Resource contributor
#14
Bill,
The reason it slows down is the propellor creates drag when you throttle back and the Lear only loses thrust nothing else.
One of the most obvious differences when converting to jets after flying props is that the thing hardly slows at all when the throttle is closed, hence the need for speed brakes.
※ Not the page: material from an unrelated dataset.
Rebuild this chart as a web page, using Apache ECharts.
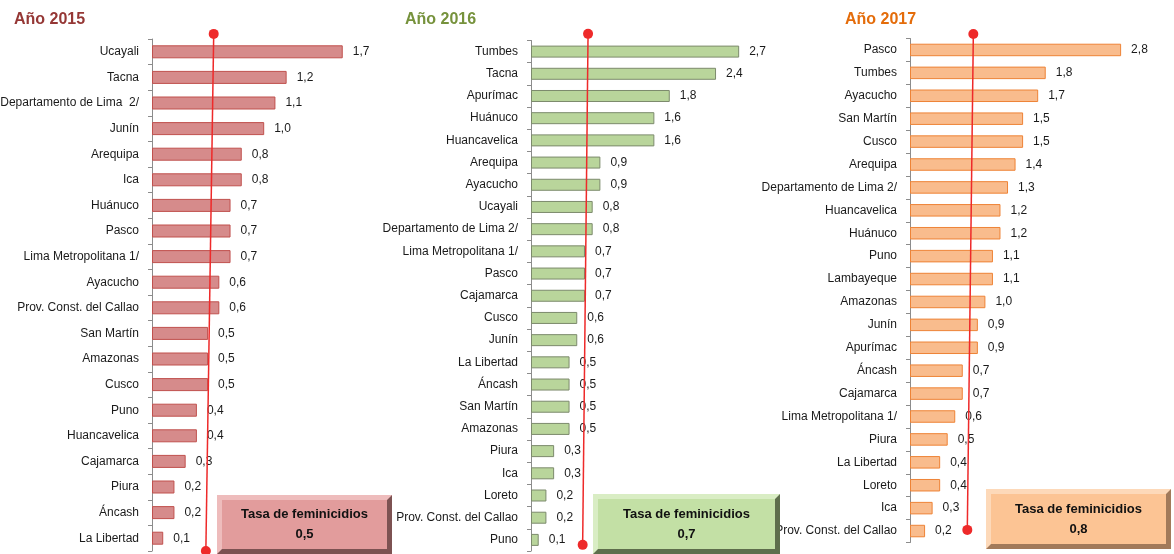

Compared to prop drag the airplane parasitic drag is small.
Roy
 
#15
Nevertheless the Extra 200/300 design does create a lot of drag, even for a prop driven aircraft. A typical Cessna with its strutted high wing and its tricycle gear has an L/D ratio of around 9, while the Extra has a L/D ratio of only 6.
 

Roy Holmes

Resource contributor
#16
And the Cessna wing loading is 14.1 lbs/sq ft while Extra is 20.5. About the same ratio as L/D. The Extra has a symmetrical wing section which has less CL than the 172 wing plus the extra wing area is 102 feet compared to the Cessna 174. The wing may be draggy but the L/D difference comes from less lift as well as possibly more drag.